Samantha Dooey-Miles on the gradual realisation that two would be quite nice, actually…

When planning my family I thought I knew what I wanted. One lovely baby and then very, very quickly another baby. Bish, bash, bosh, family complete within two years. My plan faltered when I realised the last thing I wanted while I had a tiny baby was another even tinier baby to care for. It’s taken until now, eighteen months later, for me to think both ‘yes, I can do this again’ and also ‘I no longer think the reality of having two small children would drive me to faking my own death and moving continents within a matter of weeks’. How did I reach this decision? Well, for me, there were a few signs which told me I was ready.

1. Being pregnant again does not seem like the worst thing in the world

I wouldn’t go so far as to say I hated being pregnant but I came as close to hating it as you can without using the word. Imagining meeting my daughter became an obsession throughout my pregnancy because meeting her meant I would no longer be breathless and slow with a brain that was fogged over like an atmospheric Victorian cobbled street in a period drama.

Due to loathing (I think that’s the closest thing to hate) pregnancy, going through it all again has been far from my favourite daydream. For reference my favourite daydream is lounging in my beautiful, minimalist Grand Designs style home while I chat with my gal pal Emma Stone over a bottle of wine. When visualising myself with a bump and swollen ankles no longer made me wish I had a non-imaginary glass of wine in my hand, I suspected I could go through it all again.

2. Your body is as ready as it’ll ever be

Pregnancy books I read first time around were filled with pages and pages on how I had to be physically fit for labour. Not one mentioned being prepared for the stresses which followed childbirth. The twinges as various body parts drifted back to the general location they were in before. The weirdly sore hands from constantly holding my baby. The fatigue that invaded every cell in my body as sleep deprivation kicked in making every bit of me more tender than it used to be. Thanks a lot books.

I can’t do any push-ups and I will never run for the bus because I know I’ll never catch it if I do, but my body is in as good a shape as it’s ever going to be.

3. Friends with more kids than you don’t scare you

I have two friends who have ventured past having one child. Both of them expressed mild terror that having another baby was going to destroy the state of equilibrium they had achieved in their family of three. When I realised I shared their worries for myself, I was too frightened to ask probing questions about their newly expanded family incase they told me uncomfortable truths. I’m not rude, I didn’t cut them out of my life, but I did make sure when we chatted my questions were carefully constructed. For instance, I’d ask how their children were individually making sure never to ask how they got on together incase they’d already made a start on a lifelong feud.

Recently, I’ve felt able to ask whatever pops into my head. Even if they were to confess another kid was tougher than they thought it’s ok, it won’t stop me from wanting another. Full disclosure, I can say that because I’ve just checked and everyone is very happy and not regretting their life choices – phew.

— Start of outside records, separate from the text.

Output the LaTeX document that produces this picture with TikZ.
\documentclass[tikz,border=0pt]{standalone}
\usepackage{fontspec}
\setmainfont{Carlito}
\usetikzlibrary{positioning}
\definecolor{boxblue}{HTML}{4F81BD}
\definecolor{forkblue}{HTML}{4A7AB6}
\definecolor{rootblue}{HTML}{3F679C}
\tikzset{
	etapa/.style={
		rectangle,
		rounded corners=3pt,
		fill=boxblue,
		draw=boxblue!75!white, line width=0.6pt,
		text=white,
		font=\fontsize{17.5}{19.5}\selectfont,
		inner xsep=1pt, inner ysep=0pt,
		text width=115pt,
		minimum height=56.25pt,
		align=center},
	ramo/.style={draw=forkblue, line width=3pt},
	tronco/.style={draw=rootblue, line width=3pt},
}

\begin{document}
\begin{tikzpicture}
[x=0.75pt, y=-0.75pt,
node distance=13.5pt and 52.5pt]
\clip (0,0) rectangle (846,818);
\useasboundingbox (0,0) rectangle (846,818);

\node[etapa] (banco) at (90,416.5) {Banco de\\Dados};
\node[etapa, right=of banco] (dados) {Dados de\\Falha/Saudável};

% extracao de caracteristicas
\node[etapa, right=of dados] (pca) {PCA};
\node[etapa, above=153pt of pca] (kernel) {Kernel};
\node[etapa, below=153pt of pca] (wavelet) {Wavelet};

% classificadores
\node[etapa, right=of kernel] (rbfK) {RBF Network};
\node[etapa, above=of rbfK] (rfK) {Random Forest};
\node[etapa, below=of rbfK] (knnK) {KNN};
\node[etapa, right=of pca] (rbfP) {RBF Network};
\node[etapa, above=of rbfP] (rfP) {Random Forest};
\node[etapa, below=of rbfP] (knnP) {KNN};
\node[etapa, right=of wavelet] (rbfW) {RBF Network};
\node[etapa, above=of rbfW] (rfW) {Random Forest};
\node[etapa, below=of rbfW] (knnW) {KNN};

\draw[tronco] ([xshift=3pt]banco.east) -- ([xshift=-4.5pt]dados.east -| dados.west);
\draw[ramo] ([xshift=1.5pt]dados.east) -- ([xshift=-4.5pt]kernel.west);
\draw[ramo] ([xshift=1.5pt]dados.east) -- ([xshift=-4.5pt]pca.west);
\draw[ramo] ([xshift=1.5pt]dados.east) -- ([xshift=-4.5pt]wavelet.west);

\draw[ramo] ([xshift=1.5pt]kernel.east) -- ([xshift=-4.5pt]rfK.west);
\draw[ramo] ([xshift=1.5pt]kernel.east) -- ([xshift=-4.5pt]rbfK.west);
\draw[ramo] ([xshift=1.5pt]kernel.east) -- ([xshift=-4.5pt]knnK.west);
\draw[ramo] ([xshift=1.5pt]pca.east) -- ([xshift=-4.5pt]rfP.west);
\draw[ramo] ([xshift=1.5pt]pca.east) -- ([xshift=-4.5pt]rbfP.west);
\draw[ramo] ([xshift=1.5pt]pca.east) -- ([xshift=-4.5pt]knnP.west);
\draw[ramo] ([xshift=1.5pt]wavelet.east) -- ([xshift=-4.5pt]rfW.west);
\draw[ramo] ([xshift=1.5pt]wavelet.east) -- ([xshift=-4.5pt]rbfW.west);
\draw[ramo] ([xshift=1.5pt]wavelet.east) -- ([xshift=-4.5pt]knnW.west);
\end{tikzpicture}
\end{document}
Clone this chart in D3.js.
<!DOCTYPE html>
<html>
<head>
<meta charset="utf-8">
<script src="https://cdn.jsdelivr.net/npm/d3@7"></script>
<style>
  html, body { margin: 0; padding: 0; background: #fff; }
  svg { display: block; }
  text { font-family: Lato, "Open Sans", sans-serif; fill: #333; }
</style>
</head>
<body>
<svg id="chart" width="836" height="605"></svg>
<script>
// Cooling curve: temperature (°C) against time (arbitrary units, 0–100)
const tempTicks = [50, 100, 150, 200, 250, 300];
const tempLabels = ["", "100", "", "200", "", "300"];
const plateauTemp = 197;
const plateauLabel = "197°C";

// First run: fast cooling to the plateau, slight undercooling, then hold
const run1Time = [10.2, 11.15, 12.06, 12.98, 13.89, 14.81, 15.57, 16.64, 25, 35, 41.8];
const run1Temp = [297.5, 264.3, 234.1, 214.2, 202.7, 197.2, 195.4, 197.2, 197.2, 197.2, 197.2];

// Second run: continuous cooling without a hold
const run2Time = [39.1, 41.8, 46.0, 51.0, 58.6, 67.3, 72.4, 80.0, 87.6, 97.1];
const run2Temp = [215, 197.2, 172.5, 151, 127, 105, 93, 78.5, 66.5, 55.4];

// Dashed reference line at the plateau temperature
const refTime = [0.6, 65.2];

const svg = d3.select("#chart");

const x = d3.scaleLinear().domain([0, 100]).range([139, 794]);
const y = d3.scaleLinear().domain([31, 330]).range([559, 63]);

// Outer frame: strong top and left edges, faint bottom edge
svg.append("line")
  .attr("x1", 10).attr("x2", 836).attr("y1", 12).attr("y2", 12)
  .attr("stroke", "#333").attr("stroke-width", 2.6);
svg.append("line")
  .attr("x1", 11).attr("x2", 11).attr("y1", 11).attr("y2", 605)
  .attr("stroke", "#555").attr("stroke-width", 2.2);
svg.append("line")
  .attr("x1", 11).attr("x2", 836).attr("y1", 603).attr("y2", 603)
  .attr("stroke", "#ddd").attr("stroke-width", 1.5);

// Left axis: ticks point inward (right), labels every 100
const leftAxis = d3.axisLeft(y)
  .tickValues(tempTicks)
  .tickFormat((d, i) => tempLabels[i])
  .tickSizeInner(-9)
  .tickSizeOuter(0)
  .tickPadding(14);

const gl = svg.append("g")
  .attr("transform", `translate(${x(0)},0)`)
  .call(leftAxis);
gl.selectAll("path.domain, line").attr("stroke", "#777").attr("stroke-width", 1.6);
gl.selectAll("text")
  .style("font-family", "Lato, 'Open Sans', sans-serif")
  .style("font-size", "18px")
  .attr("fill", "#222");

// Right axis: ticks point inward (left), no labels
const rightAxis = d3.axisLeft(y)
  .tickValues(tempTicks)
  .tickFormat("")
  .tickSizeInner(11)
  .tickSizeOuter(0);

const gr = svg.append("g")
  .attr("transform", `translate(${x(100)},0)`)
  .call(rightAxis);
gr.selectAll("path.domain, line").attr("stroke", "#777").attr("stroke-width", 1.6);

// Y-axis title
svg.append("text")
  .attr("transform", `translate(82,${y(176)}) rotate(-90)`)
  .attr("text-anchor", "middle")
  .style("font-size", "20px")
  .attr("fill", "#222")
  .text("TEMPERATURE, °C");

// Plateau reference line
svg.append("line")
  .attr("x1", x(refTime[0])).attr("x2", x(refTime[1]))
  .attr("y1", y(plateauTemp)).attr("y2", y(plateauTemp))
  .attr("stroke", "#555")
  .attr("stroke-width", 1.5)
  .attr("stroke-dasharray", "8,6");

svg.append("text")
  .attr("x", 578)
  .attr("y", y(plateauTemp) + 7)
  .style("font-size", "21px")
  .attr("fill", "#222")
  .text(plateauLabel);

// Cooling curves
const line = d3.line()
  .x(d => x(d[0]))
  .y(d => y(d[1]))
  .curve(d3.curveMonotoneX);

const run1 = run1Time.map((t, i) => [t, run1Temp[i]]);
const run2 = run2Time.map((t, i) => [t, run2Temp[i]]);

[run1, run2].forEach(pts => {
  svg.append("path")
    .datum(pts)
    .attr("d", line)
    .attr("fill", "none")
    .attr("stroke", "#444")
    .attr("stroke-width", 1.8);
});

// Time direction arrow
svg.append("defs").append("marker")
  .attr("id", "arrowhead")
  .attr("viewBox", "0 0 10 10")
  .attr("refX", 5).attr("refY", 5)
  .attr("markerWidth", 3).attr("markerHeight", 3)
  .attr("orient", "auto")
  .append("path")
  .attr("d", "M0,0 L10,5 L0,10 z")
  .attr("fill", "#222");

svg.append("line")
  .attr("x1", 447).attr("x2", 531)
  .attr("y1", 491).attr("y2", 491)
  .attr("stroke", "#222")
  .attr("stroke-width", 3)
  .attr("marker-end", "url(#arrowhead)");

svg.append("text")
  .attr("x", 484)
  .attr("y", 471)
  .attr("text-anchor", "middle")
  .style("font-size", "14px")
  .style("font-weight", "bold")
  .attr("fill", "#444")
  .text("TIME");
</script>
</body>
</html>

4. Acceptance that another baby will be different

When my daughter is asleep, looking like the most perfect human that has ever existed, my husband and I will say to one another “What if the next one isn’t as good?” This question doesn’t only stem from her angelic resting face but from the fact even when she is awake she is extremely chilled. Well, as chilled as a person whose primary means of communicating at the moment is yelps and screams can be.

The next one, goodness knows what they might be into. What if they scream every night, all night? What if they cluster feed and I have a baby attached to my breasts for days at a time? Then it hit me, when you love someone you forgive them their quirks even if they leave you sleep deprived and with chafed nipples. If I can get used to my daughter slapping my boobs when she wants to be fed or my husband’s inability to shut a wardrobe door I can accept whatever baby two has to fling at me.

5. Broodiness is not fleeting

All of a sudden my daughter seems very grown up. She can walk, say “Mummy” when I walk in a room and refuses assistance when she’s eating. When I see a newborn, my toddler seems so adult with her knowing the word ‘potato’ and being able to stand without falling over. Since she’s advanced, very small children have started to make me instantly broody in a way they never did before I was a mother. When I see one my ovaries prod at me, demanding I get on at making another – a sentiment I agree with for all of ten minutes until the urge fades. Lately the broodiness no longer ceases when the baby is out of sight, this is surely a sign.

6. The time is right(ish)

I’m not convinced there’s ever a right time to take months and months out of life to try and conceive, be pregnant and then raise a newborn into toddlerhood. In an ideal world I’d wait until I made six figures, had access to Mary Poppins standard childcare whenever I required it and figured out how to maintain the energy levels of the sort of person who gets up at 5am every day to go a ten mile jog before breakfast. As I’m sure you’ve noticed, this isn’t an ideal world so I’ll have make the most of what I do have; a job I like, a local nursery where the staff are kind to my daughter, and enough energy to get me through the day and not an ounce more. While the timing may never be perfect, this seems as good a time as there’ll ever be.